◆ **The request**:
Set down all of the data that follows word for word, without the images.

◆ **Provided material**:
━━━━━━━━━━

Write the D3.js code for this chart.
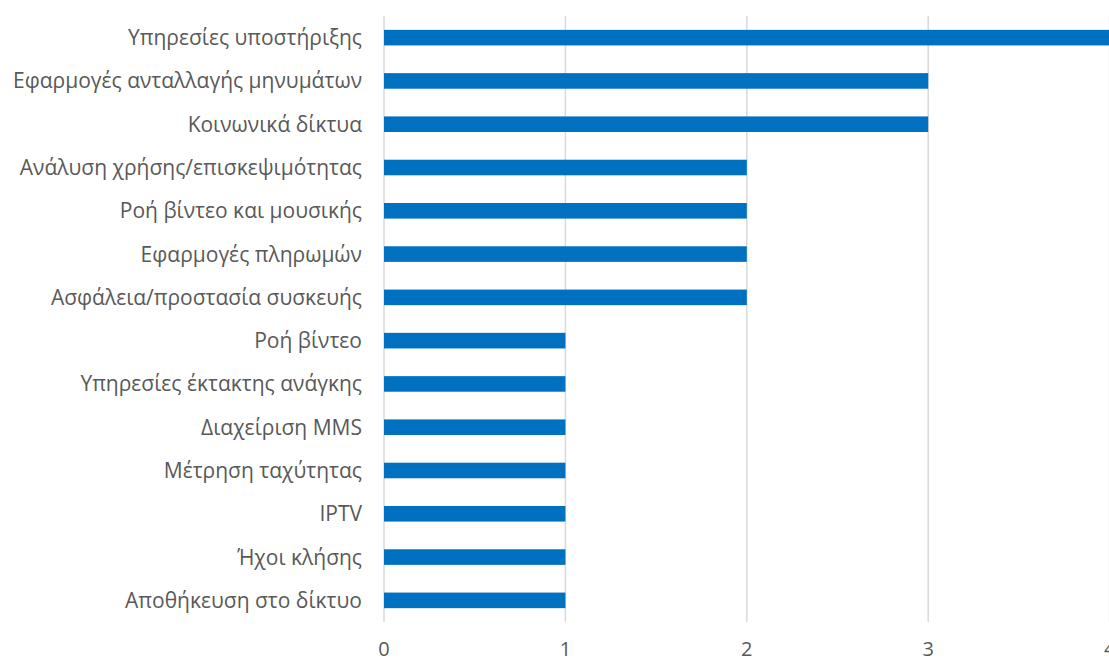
<!DOCTYPE html>
<html><head><meta charset="utf-8">
<script src="https://cdn.jsdelivr.net/npm/d3@7"></script>
<style>body{margin:0;background:#fff;overflow:hidden}svg{display:block}</style>
</head><body>
<svg id="c" width="1109" height="661"></svg>
<script>
const categories = [
  "Υπηρεσίες υποστήριξης",
  "Εφαρμογές ανταλλαγής μηνυμάτων",
  "Κοινωνικά δίκτυα",
  "Ανάλυση χρήσης/επισκεψιμότητας",
  "Ροή βίντεο και μουσικής",
  "Εφαρμογές πληρωμών",
  "Ασφάλεια/προστασία συσκευής",
  "Ροή βίντεο",
  "Υπηρεσίες έκτακτης ανάγκης",
  "Διαχείριση MMS",
  "Μέτρηση ταχύτητας",
  "IPTV",
  "Ήχοι κλήσης",
  "Αποθήκευση στο δίκτυο"
];
const values = [4, 3, 3, 2, 2, 2, 2, 1, 1, 1, 1, 1, 1, 1];
const xTicks = [0, 1, 2, 3, 4];

(function () {
const svg = d3.select("#c");
const mLeft = 384, mRight = 1109.6, mTop = 16, mBottom = 622;
const x = d3.scaleLinear().domain([0, 4]).range([mLeft, mRight]);
const y = d3.scaleBand().domain(categories).range([mTop, mBottom]).paddingInner(0.64).paddingOuter(0.32);

svg.append("g").selectAll("line").data(xTicks).join("line")
  .attr("x1", d => x(d)).attr("x2", d => x(d))
  .attr("y1", mTop).attr("y2", mBottom)
  .attr("stroke", "#d9d9d9").attr("stroke-width", 1.5);

svg.append("g").selectAll("rect").data(values).join("rect")
  .attr("x", x(0)).attr("y", (d, i) => y(categories[i]))
  .attr("width", d => x(d) - x(0)).attr("height", y.bandwidth())
  .attr("fill", "#0070C0");

svg.append("g").selectAll("text").data(categories).join("text")
  .attr("x", mLeft - 22).attr("y", d => y(d) + y.bandwidth() / 2)
  .attr("dy", "0.36em").attr("text-anchor", "end")
  .attr("font-family", "'Open Sans', 'Noto Sans', sans-serif").attr("font-size", 21)
  .attr("fill", "#595959").text(d => d);

svg.append("g").selectAll("text").data(xTicks).join("text")
  .attr("x", d => x(d)).attr("y", 656)
  .attr("text-anchor", "middle")
  .attr("font-family", "'Open Sans', 'Noto Sans', sans-serif").attr("font-size", 20)
  .attr("fill", "#595959").text(d => d);
})();
</script>
</body></html>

━━━━━━━━━━

◆ **Written solution**:
Write the D3.js code for this chart.
<!DOCTYPE html>
<html><head><meta charset="utf-8">
<script src="https://cdn.jsdelivr.net/npm/d3@7"></script>
<style>body{margin:0;background:#fff;overflow:hidden}svg{display:block}</style>
</head><body>
<svg id="c" width="1109" height="661"></svg>
<script>
const categories = [
  "Υπηρεσίες υποστήριξης",
  "Εφαρμογές ανταλλαγής μηνυμάτων",
  "Κοινωνικά δίκτυα",
  "Ανάλυση χρήσης/επισκεψιμότητας",
  "Ροή βίντεο και μουσικής",
  "Εφαρμογές πληρωμών",
  "Ασφάλεια/προστασία συσκευής",
  "Ροή βίντεο",
  "Υπηρεσίες έκτακτης ανάγκης",
  "Διαχείριση MMS",
  "Μέτρηση ταχύτητας",
  "IPTV",
  "Ήχοι κλήσης",
  "Αποθήκευση στο δίκτυο"
];
const values = [4, 3, 3, 2, 2, 2, 2, 1, 1, 1, 1, 1, 1, 1];
const xTicks = [0, 1, 2, 3, 4];

(function () {
const svg = d3.select("#c");
const mLeft = 384, mRight = 1109.6, mTop = 16, mBottom = 622;
const x = d3.scaleLinear().domain([0, 4]).range([mLeft, mRight]);
const y = d3.scaleBand().domain(categories).range([mTop, mBottom]).paddingInner(0.64).paddingOuter(0.32);

svg.append("g").selectAll("line").data(xTicks).join("line")
  .attr("x1", d => x(d)).attr("x2", d => x(d))
  .attr("y1", mTop).attr("y2", mBottom)
  .attr("stroke", "#d9d9d9").attr("stroke-width", 1.5);

svg.append("g").selectAll("rect").data(values).join("rect")
  .attr("x", x(0)).attr("y", (d, i) => y(categories[i]))
  .attr("width", d => x(d) - x(0)).attr("height", y.bandwidth())
  .attr("fill", "#0070C0");

svg.append("g").selectAll("text").data(categories).join("text")
  .attr("x", mLeft - 22).attr("y", d => y(d) + y.bandwidth() / 2)
  .attr("dy", "0.36em").attr("text-anchor", "end")
  .attr("font-family", "'Open Sans', 'Noto Sans', sans-serif").attr("font-size", 21)
  .attr("fill", "#595959").text(d => d);

svg.append("g").selectAll("text").data(xTicks).join("text")
  .attr("x", d => x(d)).attr("y", 656)
  .attr("text-anchor", "middle")
  .attr("font-family", "'Open Sans', 'Noto Sans', sans-serif").attr("font-size", 20)
  .attr("fill", "#595959").text(d => d);
})();
</script>
</body></html>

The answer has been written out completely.